Required work
Repeat the records in full and exactly, omitting pictures.

— Begin Given records —

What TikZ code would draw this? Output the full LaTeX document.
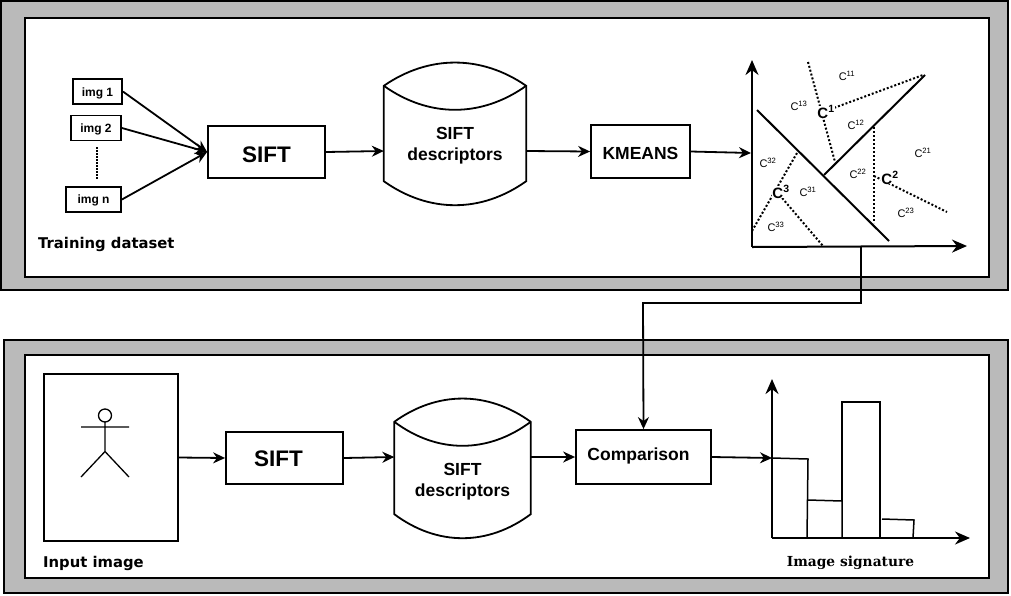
\documentclass[tikz,border=0pt]{standalone}
\usepackage{fontspec}
\setmainfont{Liberation Sans}
\newfontfamily\labelfont{DejaVu Sans}
\newfontfamily\sigfont{DejaVu Serif}
\usetikzlibrary{arrows.meta}
\definecolor{panelgray}{gray}{0.73}
\tikzset{
	panel/.style={draw=black, line width=1.5pt, fill=panelgray},
	inner panel/.style={draw=black, line width=1.5pt, fill=white},
	box/.style={draw=black, line width=1.8pt, fill=white, inner sep=0pt, font=\bfseries},
	imgbox/.style={box, minimum height=25pt, font=\fontsize{12}{12}\selectfont\bfseries},
	siftbox/.style={box, minimum width=117pt, font=\fontsize{22.5}{22.5}\selectfont\bfseries},
	wordbox/.style={box, font=\fontsize{17.5}{17.5}\selectfont\bfseries},
	drumbox/.style={inner sep=0pt, align=center, font=\fontsize{17.5}{21}\selectfont\bfseries},
	link/.style={line width=1.8pt, -{Stealth[length=12pt,width=11pt]}},
	axis/.style={line width=2pt, -{Stealth[length=15pt,width=13pt]}},
	solid line/.style={line width=2pt},
	dot line/.style={line width=2pt, dash pattern=on 2pt off 2pt},
	cell/.style={inner sep=0pt, font=\fontsize{11}{11}\selectfont},
	centre/.style={inner sep=0pt, fill=white, font=\fontsize{15}{15}\selectfont\bfseries},
	caption/.style={inner sep=0pt, anchor=west, font=\fontsize{14.8}{14.8}\labelfont\bfseries},
}
\newcommand{\drawdrum}[2]{%
	\draw[line width=1.8pt, fill=white] ([yshift=24pt]#1.south west) -- (#1.north west)
		.. controls +(#2,-31) and +(-#2,-31) .. (#1.north east)
		-- ([yshift=24pt]#1.south east)
		.. controls +(-#2,32) and +(#2,32) .. cycle;
	\draw[line width=1.8pt] (#1.north west)
		.. controls +(#2,32) and +(-#2,32) .. (#1.north east);
}
\newcommand{\lowered}[2]{\raisebox{-#1pt}[\height][\depth]{#2}}
\begin{document}
\begin{tikzpicture}[x=1pt, y=-1pt]
	\useasboundingbox (0,0) rectangle (1011,595);
	%top panel
	\draw[panel] (1,1) rectangle (1008,290);
	\draw[inner panel] (25,18) rectangle (989,277);
	%bottom panel
	\draw[panel] (4,340) rectangle (1008,593);
	\draw[inner panel] (25,355) rectangle (989,578);

	%training row
	\node (imgone) at (97.5,91.5) [imgbox, minimum width=49pt]{\lowered{1.5}{img 1}};
	\node (imgtwo) at (96,128) [imgbox, minimum width=50pt]{\lowered{1}{img 2}};
	\node (imgn) at (93.5,199.5) [imgbox, minimum width=55pt]{\lowered{1}{img n}};
	\coordinate (gaptop) at (97,147);
	\coordinate (gapbottom) at (97,180);
	\draw[line width=1.5pt, dash pattern=on 1.5pt off 1.5pt] (gaptop)--(gapbottom);
	\node (siftone) at (266.5,152) [siftbox, minimum height=52pt]{\lowered{3}{SIFT}};
	\node (kmeans) at (640.5,151.5) [wordbox, minimum width=99pt, minimum height=53pt]{\lowered{1.5}{KMEANS}};
	\node (descone) at (455,145.5) [minimum width=142pt, minimum height=119pt, inner sep=0pt]{};
	\drawdrum{descone}{45}
	\node (desconetext) at (descone) [drumbox]{SIFT\\descriptors};
	\node (training) at (38,244) [caption]{Training dataset};
	\draw[link] (imgone.east)--(siftone.west);
	\draw[link] (imgtwo.east)--(siftone.west);
	\draw[link] (imgn.east)--(siftone.west);
	\draw[link] (siftone.east)--([yshift=-5.5pt]descone.west);
	\draw[link] ([yshift=-5.5pt]descone.east)--(kmeans.west);

	%cluster plot
	\coordinate (origin) at (752,247);
	\coordinate (yend) at (752,60);
	\coordinate (xend) at (967,246);
	\coordinate (plotin) at (751,153);
	\draw[link] (kmeans.east)--(plotin);
	\draw[axis] (origin)--(yend);
	\draw[axis] (origin)--(xend);
	\coordinate (cutstart) at (757,110);
	\coordinate (cutend) at (889,241);
	\coordinate (forkstart) at (824,175);
	\coordinate (forkend) at (925,75);
	\draw[solid line] (cutstart)--(cutend);
	\draw[solid line] (forkstart)--(forkend);
	\draw[dot line] (808,62)--(835,162);
	\draw[dot line] (823,112)--(923,75);
	\draw[dot line] (874,127)--(874,223);
	\draw[dot line] (874,176)--(947,212);
	\draw[dot line] (797,153)--(752,231);
	\draw[dot line] (777,192)--(823,246);
	\node (cone) at (826,112) [centre]{C\textsuperscript{1}};
	\node (ctwo) at (890,178) [centre]{C\textsuperscript{2}};
	\node (cthree) at (781,192) [centre]{C\textsuperscript{3}};
	\foreach \n/\x/\y in {11/847/76, 13/799/106, 12/856/125, 21/923/153, 22/858/174, 23/906/213, 32/768/163, 31/808/192, 33/776/227}{
		\node (cell\n) at (\x,\y) [cell]{C\textsuperscript{\n}};
	}

	%test row
	\node (input) at (111,457.5) [draw=black, line width=1.8pt, inner sep=0pt, minimum width=134pt, minimum height=167pt]{};
	\coordinate (neck) at (105,422);
	\coordinate (hip) at (105,451.5);
	\draw[line width=1.3pt] (105,415.5) circle (6.5pt);
	\draw[line width=1.3pt] (neck)--(hip) (81,427)--(129,427) (81,477)--(hip)--(129,477);
	\node (sifttwo) at (284.5,458) [siftbox, minimum height=52pt]{\lowered{1}{SIFT\hspace{12pt}}};
	\node (desctwo) at (462.5,480) [minimum width=136pt, minimum height=116pt, inner sep=0pt]{};
	\drawdrum{desctwo}{43}
	\node (desctwotext) at ([yshift=-1.5pt]desctwo.center) [drumbox]{SIFT\\descriptors};
	\node (compare) at (643.5,457) [wordbox, minimum width=135pt, minimum height=54pt]{\lowered{-1}{Comparison\hspace{10pt}}};
	\node (inputlabel) at (43,563) [caption]{Input image};
	\coordinate (histin) at (772,458);
	\coordinate (plotout) at (861,246);
	\draw[link] (input.east)--(sifttwo.west);
	\draw[link] (sifttwo.east)--([yshift=23pt]desctwo.west);
	\draw[link] ([yshift=23pt]desctwo.east)--(compare.west);
	\draw[link] (compare.east)--(histin);
	\draw[link] (plotout)--(861,303)--(643,303)--(compare.north);

	%histogram
	\coordinate (horigin) at (772,538);
	\draw[axis] (horigin)--(772,379);
	\draw[axis] (horigin)--(970,538);
	\draw[line width=1.5pt] (772,458)--(808,459)--(807,538);
	\draw[line width=1.5pt] (808,500)--(842,501)--(842,538);
	\draw[line width=1.5pt] (842,501)--(842,402)--(880,402)--(880,538);
	\draw[line width=1.5pt] (882,519)--(914,520)--(913,538);
	\node (signature) at (850.5,562.5) [inner sep=0pt, font=\fontsize{13.8}{13.8}\sigfont\bfseries]{Image signature};
\end{tikzpicture}
\end{document}
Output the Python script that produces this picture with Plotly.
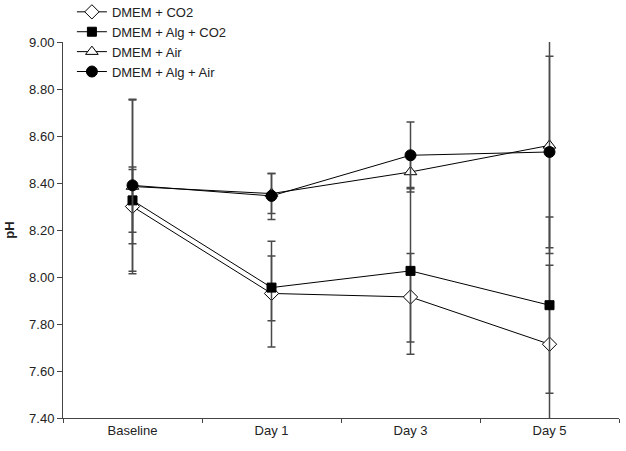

— End Given records —

Full solution
What TikZ code would draw this? Output the full LaTeX document.
\documentclass[tikz,border=0pt]{standalone}
\usepackage{fontspec}
\setmainfont{Liberation Sans}
\newfontfamily\labelfont{DejaVu Sans}
\newfontfamily\sigfont{DejaVu Serif}
\usetikzlibrary{arrows.meta}
\definecolor{panelgray}{gray}{0.73}
\tikzset{
	panel/.style={draw=black, line width=1.5pt, fill=panelgray},
	inner panel/.style={draw=black, line width=1.5pt, fill=white},
	box/.style={draw=black, line width=1.8pt, fill=white, inner sep=0pt, font=\bfseries},
	imgbox/.style={box, minimum height=25pt, font=\fontsize{12}{12}\selectfont\bfseries},
	siftbox/.style={box, minimum width=117pt, font=\fontsize{22.5}{22.5}\selectfont\bfseries},
	wordbox/.style={box, font=\fontsize{17.5}{17.5}\selectfont\bfseries},
	drumbox/.style={inner sep=0pt, align=center, font=\fontsize{17.5}{21}\selectfont\bfseries},
	link/.style={line width=1.8pt, -{Stealth[length=12pt,width=11pt]}},
	axis/.style={line width=2pt, -{Stealth[length=15pt,width=13pt]}},
	solid line/.style={line width=2pt},
	dot line/.style={line width=2pt, dash pattern=on 2pt off 2pt},
	cell/.style={inner sep=0pt, font=\fontsize{11}{11}\selectfont},
	centre/.style={inner sep=0pt, fill=white, font=\fontsize{15}{15}\selectfont\bfseries},
	caption/.style={inner sep=0pt, anchor=west, font=\fontsize{14.8}{14.8}\labelfont\bfseries},
}
\newcommand{\drawdrum}[2]{%
	\draw[line width=1.8pt, fill=white] ([yshift=24pt]#1.south west) -- (#1.north west)
		.. controls +(#2,-31) and +(-#2,-31) .. (#1.north east)
		-- ([yshift=24pt]#1.south east)
		.. controls +(-#2,32) and +(#2,32) .. cycle;
	\draw[line width=1.8pt] (#1.north west)
		.. controls +(#2,32) and +(-#2,32) .. (#1.north east);
}
\newcommand{\lowered}[2]{\raisebox{-#1pt}[\height][\depth]{#2}}
\begin{document}
\begin{tikzpicture}[x=1pt, y=-1pt]
	\useasboundingbox (0,0) rectangle (1011,595);
	%top panel
	\draw[panel] (1,1) rectangle (1008,290);
	\draw[inner panel] (25,18) rectangle (989,277);
	%bottom panel
	\draw[panel] (4,340) rectangle (1008,593);
	\draw[inner panel] (25,355) rectangle (989,578);

	%training row
	\node (imgone) at (97.5,91.5) [imgbox, minimum width=49pt]{\lowered{1.5}{img 1}};
	\node (imgtwo) at (96,128) [imgbox, minimum width=50pt]{\lowered{1}{img 2}};
	\node (imgn) at (93.5,199.5) [imgbox, minimum width=55pt]{\lowered{1}{img n}};
	\coordinate (gaptop) at (97,147);
	\coordinate (gapbottom) at (97,180);
	\draw[line width=1.5pt, dash pattern=on 1.5pt off 1.5pt] (gaptop)--(gapbottom);
	\node (siftone) at (266.5,152) [siftbox, minimum height=52pt]{\lowered{3}{SIFT}};
	\node (kmeans) at (640.5,151.5) [wordbox, minimum width=99pt, minimum height=53pt]{\lowered{1.5}{KMEANS}};
	\node (descone) at (455,145.5) [minimum width=142pt, minimum height=119pt, inner sep=0pt]{};
	\drawdrum{descone}{45}
	\node (desconetext) at (descone) [drumbox]{SIFT\\descriptors};
	\node (training) at (38,244) [caption]{Training dataset};
	\draw[link] (imgone.east)--(siftone.west);
	\draw[link] (imgtwo.east)--(siftone.west);
	\draw[link] (imgn.east)--(siftone.west);
	\draw[link] (siftone.east)--([yshift=-5.5pt]descone.west);
	\draw[link] ([yshift=-5.5pt]descone.east)--(kmeans.west);

	%cluster plot
	\coordinate (origin) at (752,247);
	\coordinate (yend) at (752,60);
	\coordinate (xend) at (967,246);
	\coordinate (plotin) at (751,153);
	\draw[link] (kmeans.east)--(plotin);
	\draw[axis] (origin)--(yend);
	\draw[axis] (origin)--(xend);
	\coordinate (cutstart) at (757,110);
	\coordinate (cutend) at (889,241);
	\coordinate (forkstart) at (824,175);
	\coordinate (forkend) at (925,75);
	\draw[solid line] (cutstart)--(cutend);
	\draw[solid line] (forkstart)--(forkend);
	\draw[dot line] (808,62)--(835,162);
	\draw[dot line] (823,112)--(923,75);
	\draw[dot line] (874,127)--(874,223);
	\draw[dot line] (874,176)--(947,212);
	\draw[dot line] (797,153)--(752,231);
	\draw[dot line] (777,192)--(823,246);
	\node (cone) at (826,112) [centre]{C\textsuperscript{1}};
	\node (ctwo) at (890,178) [centre]{C\textsuperscript{2}};
	\node (cthree) at (781,192) [centre]{C\textsuperscript{3}};
	\foreach \n/\x/\y in {11/847/76, 13/799/106, 12/856/125, 21/923/153, 22/858/174, 23/906/213, 32/768/163, 31/808/192, 33/776/227}{
		\node (cell\n) at (\x,\y) [cell]{C\textsuperscript{\n}};
	}

	%test row
	\node (input) at (111,457.5) [draw=black, line width=1.8pt, inner sep=0pt, minimum width=134pt, minimum height=167pt]{};
	\coordinate (neck) at (105,422);
	\coordinate (hip) at (105,451.5);
	\draw[line width=1.3pt] (105,415.5) circle (6.5pt);
	\draw[line width=1.3pt] (neck)--(hip) (81,427)--(129,427) (81,477)--(hip)--(129,477);
	\node (sifttwo) at (284.5,458) [siftbox, minimum height=52pt]{\lowered{1}{SIFT\hspace{12pt}}};
	\node (desctwo) at (462.5,480) [minimum width=136pt, minimum height=116pt, inner sep=0pt]{};
	\drawdrum{desctwo}{43}
	\node (desctwotext) at ([yshift=-1.5pt]desctwo.center) [drumbox]{SIFT\\descriptors};
	\node (compare) at (643.5,457) [wordbox, minimum width=135pt, minimum height=54pt]{\lowered{-1}{Comparison\hspace{10pt}}};
	\node (inputlabel) at (43,563) [caption]{Input image};
	\coordinate (histin) at (772,458);
	\coordinate (plotout) at (861,246);
	\draw[link] (input.east)--(sifttwo.west);
	\draw[link] (sifttwo.east)--([yshift=23pt]desctwo.west);
	\draw[link] ([yshift=23pt]desctwo.east)--(compare.west);
	\draw[link] (compare.east)--(histin);
	\draw[link] (plotout)--(861,303)--(643,303)--(compare.north);

	%histogram
	\coordinate (horigin) at (772,538);
	\draw[axis] (horigin)--(772,379);
	\draw[axis] (horigin)--(970,538);
	\draw[line width=1.5pt] (772,458)--(808,459)--(807,538);
	\draw[line width=1.5pt] (808,500)--(842,501)--(842,538);
	\draw[line width=1.5pt] (842,501)--(842,402)--(880,402)--(880,538);
	\draw[line width=1.5pt] (882,519)--(914,520)--(913,538);
	\node (signature) at (850.5,562.5) [inner sep=0pt, font=\fontsize{13.8}{13.8}\sigfont\bfseries]{Image signature};
\end{tikzpicture}
\end{document}
Output the Python script that produces this picture with Plotly.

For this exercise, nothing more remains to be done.